Simply put, it means to allow the Holy Spirit freedom to work in the individual and community of believers. So the phrase “quench the Spirit” can be understood as actively hindering the Spirit’s work by extinguishing, suffocating, or ignoring His leading. More specifically, and in context with the next verse, “Do not despise prophecies” (v. 20), the phrase suggests not repressing, or failing to nurture, the spiritual gifts within the church (1 Corinthians 12).
Consider this from Robertson’s Word Pictures:
Quench not the spirit (to pneuma me¯ sbennute). Me¯ with the present imperative means to stop doing it or not to have the habit of doing it. It is a bold figure. Some of [the believers] were trying to put out the fire of the Holy Spirit, probably the special gifts of the Holy Spirit as [1 Th 5:20] means.
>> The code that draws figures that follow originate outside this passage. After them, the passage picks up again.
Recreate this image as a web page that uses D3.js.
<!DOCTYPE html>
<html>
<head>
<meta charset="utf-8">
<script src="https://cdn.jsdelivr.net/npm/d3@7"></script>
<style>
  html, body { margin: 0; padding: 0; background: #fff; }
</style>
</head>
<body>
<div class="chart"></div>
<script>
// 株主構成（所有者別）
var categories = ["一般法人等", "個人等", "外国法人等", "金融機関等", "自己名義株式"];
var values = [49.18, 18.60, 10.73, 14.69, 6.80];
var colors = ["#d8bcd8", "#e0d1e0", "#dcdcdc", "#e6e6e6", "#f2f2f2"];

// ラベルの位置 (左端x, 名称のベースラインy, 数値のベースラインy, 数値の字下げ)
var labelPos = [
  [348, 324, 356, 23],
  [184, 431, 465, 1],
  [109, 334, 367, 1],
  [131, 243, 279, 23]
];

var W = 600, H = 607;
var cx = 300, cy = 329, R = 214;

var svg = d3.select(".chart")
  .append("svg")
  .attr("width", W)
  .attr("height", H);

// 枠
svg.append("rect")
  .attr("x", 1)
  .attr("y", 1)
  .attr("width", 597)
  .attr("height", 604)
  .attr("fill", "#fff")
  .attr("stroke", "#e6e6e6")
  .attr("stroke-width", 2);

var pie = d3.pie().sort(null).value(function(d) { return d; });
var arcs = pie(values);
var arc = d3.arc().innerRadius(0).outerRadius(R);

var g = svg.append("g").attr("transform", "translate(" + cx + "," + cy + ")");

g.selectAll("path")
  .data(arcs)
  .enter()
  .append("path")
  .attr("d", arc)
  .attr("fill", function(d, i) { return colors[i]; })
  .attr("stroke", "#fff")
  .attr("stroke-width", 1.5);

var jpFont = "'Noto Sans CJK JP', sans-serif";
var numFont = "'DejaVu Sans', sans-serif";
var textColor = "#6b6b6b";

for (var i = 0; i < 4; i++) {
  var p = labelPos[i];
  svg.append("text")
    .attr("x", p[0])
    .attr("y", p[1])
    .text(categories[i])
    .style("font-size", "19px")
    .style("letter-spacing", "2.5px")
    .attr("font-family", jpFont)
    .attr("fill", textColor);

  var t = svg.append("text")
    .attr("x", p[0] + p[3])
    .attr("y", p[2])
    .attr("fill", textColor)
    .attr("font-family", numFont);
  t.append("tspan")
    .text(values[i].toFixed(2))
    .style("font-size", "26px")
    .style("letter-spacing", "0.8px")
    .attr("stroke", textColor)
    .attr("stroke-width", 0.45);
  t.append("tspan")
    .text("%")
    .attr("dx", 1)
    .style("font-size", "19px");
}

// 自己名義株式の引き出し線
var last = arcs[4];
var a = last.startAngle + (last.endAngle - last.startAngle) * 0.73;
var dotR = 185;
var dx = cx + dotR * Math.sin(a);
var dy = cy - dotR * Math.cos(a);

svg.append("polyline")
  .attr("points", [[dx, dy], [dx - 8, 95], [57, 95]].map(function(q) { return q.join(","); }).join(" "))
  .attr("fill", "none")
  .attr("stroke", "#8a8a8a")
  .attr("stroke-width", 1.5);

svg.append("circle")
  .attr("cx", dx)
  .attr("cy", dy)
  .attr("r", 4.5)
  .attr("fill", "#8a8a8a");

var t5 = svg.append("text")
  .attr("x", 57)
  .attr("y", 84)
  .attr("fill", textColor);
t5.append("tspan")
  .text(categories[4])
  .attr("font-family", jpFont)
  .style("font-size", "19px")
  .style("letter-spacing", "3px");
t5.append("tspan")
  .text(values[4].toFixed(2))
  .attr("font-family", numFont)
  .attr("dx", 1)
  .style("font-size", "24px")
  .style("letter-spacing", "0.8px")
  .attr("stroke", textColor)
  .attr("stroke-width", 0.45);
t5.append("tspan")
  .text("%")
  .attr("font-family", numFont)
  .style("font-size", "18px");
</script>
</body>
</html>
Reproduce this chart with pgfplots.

But even so the exercise of these special gifts (1Co 12-14; 2Co 12:2-4; Ro 12:6-9) was to be decently (eusche¯mono¯s, 1Th_4:12) and in order (kata taxin, 1Co 14:40) and for edification (pros oikodomee¯n, 1Co_14:26). Today, as then, there are two extremes about spiritual gifts (cold indifference or wild excess).
Paul warns the Thessalonians not to interfere with the work of the Holy Spirit. His instructions in the wider context regarding behavior (5:12-28), both individually and corporately, indicate the ways that the Spirit might be quenched. The Thessalonians were to stop something they had been doing. In essence, “stop extinguishing or suffocating the Spirit.”
Similarly, aside from the special gifts, Paul’s writings in Ephesians 4:17-32 about Spirit-gifted living say, “do not grieve the Holy Spirit.” While some distinctions may be made, there is a similarity between the commands “do not quench the Holy Spirit” and “do not grieve the Holy Spirit.” In a longer list of specifics, Ephesians 4:17-32 spells out some things that resist the Spirit’s influence. Attitudes and behaviors that impede His work seem to both grieve and quench the Holy Spirit.
However, note that the Holy Spirit is not grieved for Himself; God is sovereign and omnipotent. Rather, grieving the Holy Spirit is for the believer because of the need for love. Significantly, the apostle commends love to the believers in both Thessalonica and Ephesus. As chief fruit of the Spirit, it is essential for unity and growth in the church:
I . . . beseech you to walk worthy of the calling with which you were called, with all lowliness and gentleness, with longsuffering, bearing with one another in love, endeavoring to keep the unity of the Spirit in the bond of peace. . . . but, speaking the truth in love, may grow up in all things into Him who is the head — Christ — from whom the whole body, joined and knit together by what every joint supplies, according to the effective working by which every part does its share, causes growth of the body for the edifying of itself in love (Ephesians 4:1-3, 15, 16; cf. 1 Thessalonians 1:3; 3:6, 12; 4:9; 5:8, 13).
Therefore, let us give free reign to the presence and power of the Holy Spirit in us — both individually and corporately — so that we may never be found to have quenched the Holy Spirit.